Miniature electro acoustic transducers have long been fundamental components of communications equipment ranging from telephones to hearing aids and most recently to personal listening devices such as MP3 players. In general there are two technologies available for producing such speakers with names to the industry as “balanced armature” and “moving coil.” Balanced armature technology uses two magnetic fields, one static and another responsive to the signal to produce force that moves the sound generating surface. Moving coil technology employs a single, static radially disposed, magnetic field through which a coil resides in an air gap in the radial field. When current flows through the coil in response to an electrical signal carried it the coil, a force is generated perpendicular to the plane of both the radial magnetic flux and the path of the wire coiling through the air gap. Each technology finds usefulness in particular applications, the moving coil technology dominating generally larger speakers. As a moving coil speaker is reduced in size, the central magnetic pole residing on the shorter radius of the air gap becomes smaller and smaller, and it finally reaches a dimension where it can no longer effectively carry sufficient magnetic flux for an operable speaker. As a practical matter, moving coil speakers are seldom produced having diameters smaller than about 8 mm. On the other hand, the balanced armature technology finds its greatest use in extremely small speakers such as those used for hearing aids within the listener's ear canal. The balanced armature technology has size limitations as it grows larger, because the total excursion of the sound generating surface must be within the limits of the air gap between the static poles. As a practical matter, balanced armature technologies are seldom produced having major dimensions exceeding 10 mm.
A further limitation to the performance of conventional balanced armature electro acoustic devices, (whether used as speakers or microphones) is that their frequency spectra deviate from being perfectly flat, spectral flatness being one representation of a lack of distortion, a very desirable characteristic for acoustic (and most other) transducers. This spectral deviation or “signature” arises from the fundamental structural properties that are characteristic of all conventional balanced armature devices: the mass and springiness of: the armature itself, the sound producing diaphragm and its chamber(s), and, in most conventional speaker of this type, of the connector element and its attachments that link the armature and the diaphragm.

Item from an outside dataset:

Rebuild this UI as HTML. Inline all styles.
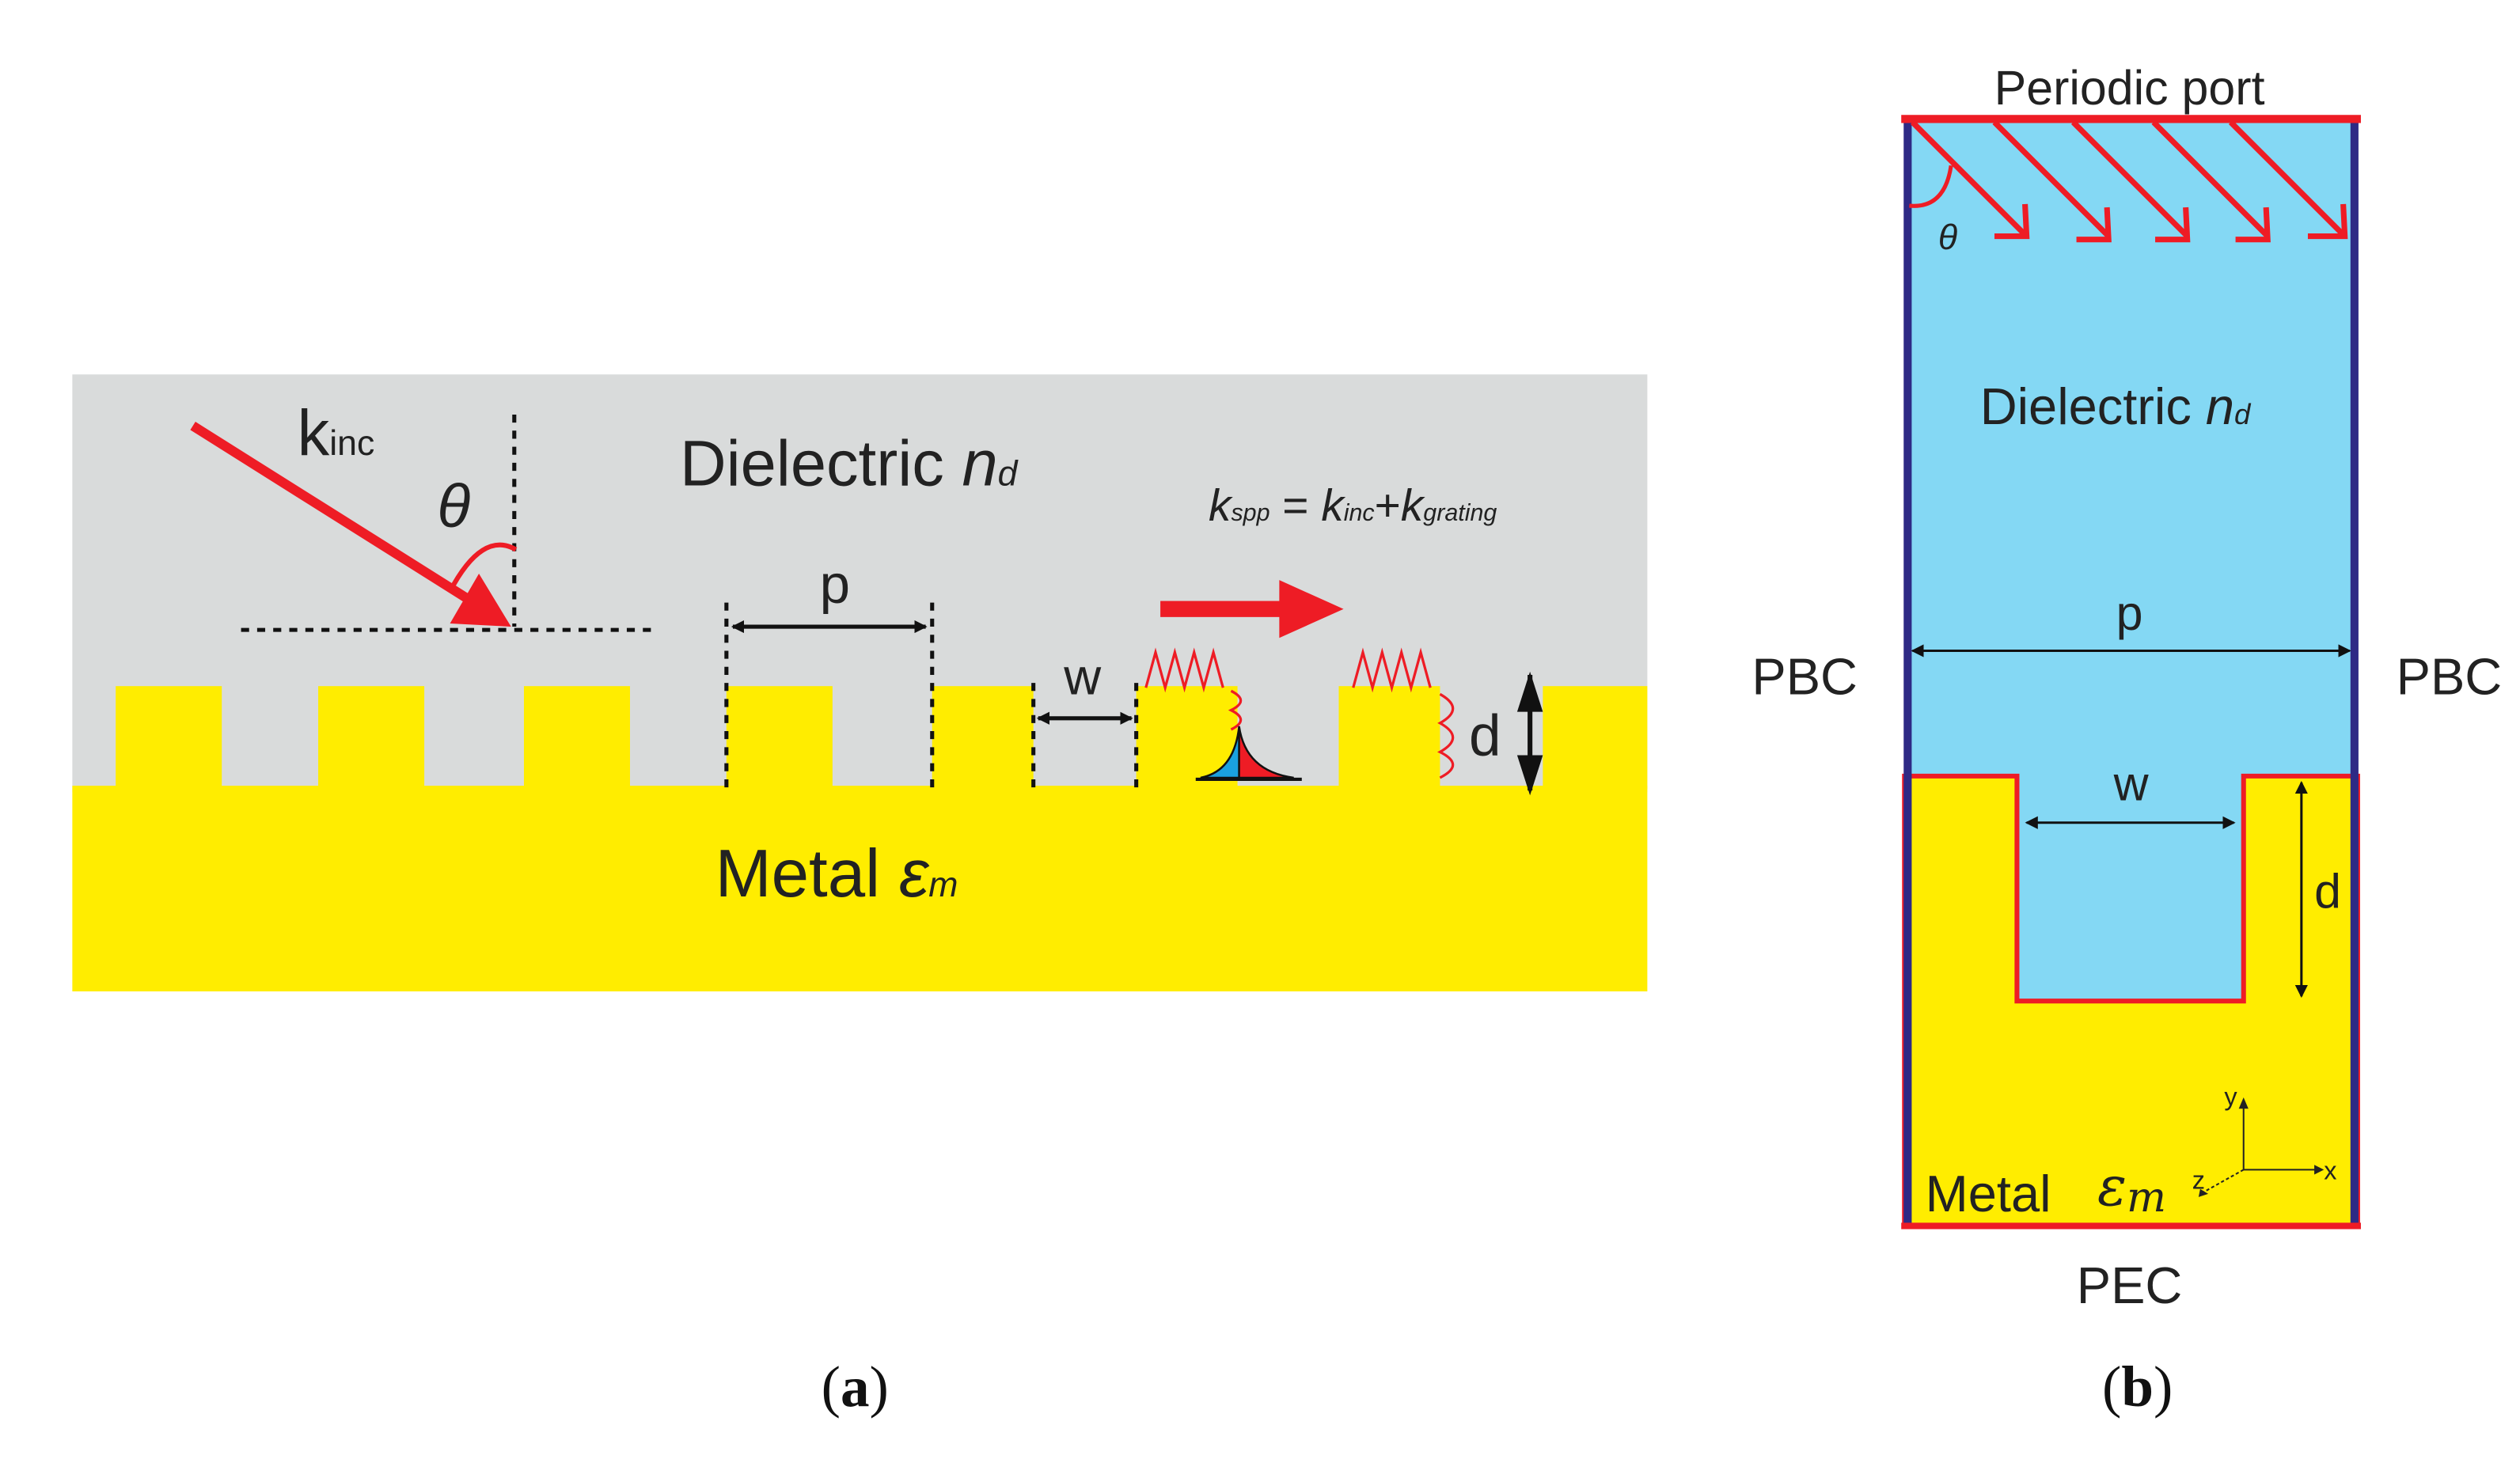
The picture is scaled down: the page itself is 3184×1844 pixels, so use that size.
<!DOCTYPE html>
<html><head><meta charset="utf-8"><style>html,body{margin:0;padding:0;background:#fff}svg{display:block}</style></head>
<body>
<svg width="3184" height="1844" viewBox="0 0 1568 908" xmlns="http://www.w3.org/2000/svg" font-family="Liberation Sans, sans-serif">
<defs>
<marker id="ahb" markerWidth="8" markerHeight="8" refX="7" refY="4" orient="auto-start-reverse" markerUnits="userSpaceOnUse"><path d="M0,0 L8,4 L0,8 z" fill="#111"/></marker>
</defs>
<!-- Panel a -->
<rect x="45" y="233" width="980" height="260" fill="#d9dbdb"/>
<rect x="45" y="489" width="980" height="128" fill="#ffed00"/>
<g fill="#ffed00">
<rect x="72" y="427" width="66" height="64"/>
<rect x="198" y="427" width="66" height="64"/>
<rect x="326" y="427" width="66" height="64"/>
<rect x="452" y="427" width="66" height="64"/>
<rect x="580" y="427" width="63" height="64"/>
<rect x="707" y="427" width="63" height="64"/>
<rect x="833" y="427" width="63" height="64"/>
<rect x="960" y="427" width="65" height="64"/>
</g>
<g stroke="#111" stroke-width="2.5" stroke-dasharray="5,5" fill="none">
<line x1="320" y1="258" x2="320" y2="390"/>
<line x1="150" y1="392" x2="410" y2="392"/>
<line x1="452" y1="375" x2="452" y2="490"/>
<line x1="580" y1="375" x2="580" y2="490"/>
<line x1="643" y1="425" x2="643" y2="490"/>
<line x1="707" y1="425" x2="707" y2="490"/>
</g>
<line x1="120" y1="265" x2="290" y2="372" stroke="#ee1c25" stroke-width="6"/>
<path d="M318,390 L280,388 L298,357 z" fill="#ee1c25"/>
<path d="M280,368 Q300,330 321,342" stroke="#ee1c25" stroke-width="3" fill="none"/>
<text x="185" y="283" font-size="40" fill="#222">k<tspan font-size="22">inc</tspan></text>
<text x="272" y="328" font-size="38" font-style="italic" fill="#222">θ</text>
<text x="423" y="302" font-size="40" fill="#222">Dielectric <tspan font-style="italic">n</tspan><tspan font-size="22" font-style="italic">d</tspan></text>
<line x1="456" y1="390" x2="576" y2="390" stroke="#111" stroke-width="2.5" marker-start="url(#ahb)" marker-end="url(#ahb)"/>
<text x="510" y="375" font-size="34" fill="#222">p</text>
<line x1="646" y1="447" x2="704" y2="447" stroke="#111" stroke-width="2.5" marker-start="url(#ahb)" marker-end="url(#ahb)"/>
<text x="662" y="432" font-size="32" fill="#222">w</text>
<text x="752" y="324" font-size="28" font-style="italic" fill="#222">k<tspan font-size="15">spp</tspan><tspan font-style="normal"> = </tspan>k<tspan font-size="15">inc</tspan><tspan font-style="normal">+</tspan>k<tspan font-size="15">grating</tspan></text>
<rect x="722" y="374" width="76" height="10" fill="#ee1c25"/>
<path d="M796,361 L836,379 L796,397 z" fill="#ee1c25"/>
<g stroke="#ee1c25" stroke-width="1.6" fill="none">
<path d="M713,428 L719,406 L725,428 L731,406 L737,428 L743,406 L749,428 L755,406 L761,428"/>
<path d="M842,428 L848,406 L854,428 L860,406 L866,428 L872,406 L878,428 L884,406 L890,428"/>
<path d="M766,430 Q778,436 766,442 Q778,448 766,454"/>
<path d="M896,432 Q912,441 896,450 Q912,459 896,468 Q912,476 896,484"/>
</g>
<path d="M771,452 Q768,480 747,484 L771,484 z" fill="#1aa1e0" stroke="#111" stroke-width="1.2"/>
<path d="M771,452 Q775,480 805,484 L771,484 z" fill="#ee1c25" stroke="#111" stroke-width="1.2"/>
<line x1="744" y1="485" x2="810" y2="485" stroke="#111" stroke-width="2"/>
<line x1="952" y1="420" x2="952" y2="492" stroke="#111" stroke-width="3"/>
<path d="M944,443 L952,418 L960,443 z" fill="#111"/>
<path d="M944,470 L952,495 L960,470 z" fill="#111"/>
<text x="914" y="470" font-size="36" fill="#222">d</text>
<text x="445" y="558" font-size="42" fill="#222">Metal <tspan font-style="italic">ε</tspan><tspan font-size="22" font-style="italic">m</tspan></text>
<text x="532" y="875" font-size="36" font-family="Liberation Serif, serif" text-anchor="middle" fill="#111">(<tspan font-weight="bold">a</tspan>)</text>

<!-- Panel b -->
<rect x="1185" y="74" width="282" height="689" fill="#84d8f4"/>
<path d="M1185,483 L1255,483 L1255,623 L1396,623 L1396,483 L1467,483 L1467,763 L1185,763 z" fill="#ffed00" stroke="#ee1c25" stroke-width="3"/>
<line x1="1187" y1="74" x2="1187" y2="763" stroke="#2e2a85" stroke-width="5"/>
<line x1="1465" y1="74" x2="1465" y2="763" stroke="#2e2a85" stroke-width="5"/>
<line x1="1183" y1="74" x2="1469" y2="74" stroke="#ee1c25" stroke-width="5"/>
<line x1="1183" y1="763" x2="1469" y2="763" stroke="#ee1c25" stroke-width="4"/>
<text x="1325" y="65" font-size="30" text-anchor="middle" fill="#222">Periodic port</text>
<g stroke="#ee1c25" stroke-width="3.5" fill="none">
<path d="M1190,76 L1261,147 M1241,76 L1312,147 M1290,76 L1361,147 M1340,76 L1411,147 M1388,76 L1459,147"/>
<path d="M1241,147 L1261,147 L1260,127 M1292,149 L1312,149 L1311,129 M1341,149 L1361,149 L1360,129 M1391,149 L1411,149 L1410,129 M1436,147 L1459,147 L1458,127"/>
<path d="M1188,128 Q1210,130 1214,103" stroke-width="2.5"/>
</g>
<text x="1206" y="155" font-size="22" font-style="italic" fill="#222">θ</text>
<text x="1232" y="264" font-size="32" fill="#222">Dielectric <tspan font-style="italic">n</tspan><tspan font-size="18" font-style="italic">d</tspan></text>
<line x1="1190" y1="405" x2="1462" y2="405" stroke="#111" stroke-width="1.5" marker-start="url(#ahb)" marker-end="url(#ahb)"/>
<text x="1325" y="392" font-size="30" text-anchor="middle" fill="#222">p</text>
<text x="1090" y="432" font-size="32" fill="#222">PBC</text>
<text x="1491" y="432" font-size="32" fill="#222">PBC</text>
<line x1="1261" y1="512" x2="1390" y2="512" stroke="#111" stroke-width="1.5" marker-start="url(#ahb)" marker-end="url(#ahb)"/>
<text x="1326" y="498" font-size="30" text-anchor="middle" fill="#222">w</text>
<line x1="1432" y1="487" x2="1432" y2="620" stroke="#111" stroke-width="1.5" marker-start="url(#ahb)" marker-end="url(#ahb)"/>
<text x="1440" y="565" font-size="30" fill="#222">d</text>
<g stroke="#222" stroke-width="1" fill="none">
<line x1="1396" y1="728" x2="1396" y2="688"/>
<line x1="1396" y1="728" x2="1442" y2="728"/>
<line x1="1396" y1="728" x2="1371" y2="742" stroke-dasharray="2,1.5"/>
</g>
<path d="M1393,690 L1396,683 L1399,690 z M1440,725 L1446,728 L1440,731 z M1369,740 L1368,745 L1374,743 z" fill="#222"/>
<text x="1384" y="688" font-size="16" fill="#222">y</text>
<text x="1446" y="734" font-size="16" fill="#222">x</text>
<text x="1364" y="740" font-size="16" fill="#222">z</text>
<text x="1198" y="754" font-size="32" fill="#222">Metal</text>
<text x="1305" y="750" font-size="34" font-style="italic" font-family="DejaVu Serif, serif" fill="#222">ε<tspan font-size="26" dy="4">m</tspan></text>
<text x="1325" y="811" font-size="32" text-anchor="middle" fill="#222">PEC</text>
<text x="1330" y="875" font-size="36" font-family="Liberation Serif, serif" text-anchor="middle" fill="#111">(<tspan font-weight="bold">b</tspan>)</text>
</svg>
</body></html>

Numerous techniques have been developed to minimize the disadvantages of this inherent signature, including, for example, the use of so-called “ferro-fluids” for damping the system and improving the transducer's dynamic performance.
Notwithstanding the substantial enhancements to these general types of transducers, room remains for improving and simplifying the frequency signature, minimizing the frictional and other mechanical losses, and improving the efficiency of this type of speakers. In many applications, it also is desirable to further reduce the size of the transducer. For example, when used in a hearing aid or earphone application, it is desirable to have a transducer that is small enough to comfortably fit within a human auditory canal. Similarly, when used as a component of a device, such as a cell phone, the small size of the transducer allows the size of the device to be minimized.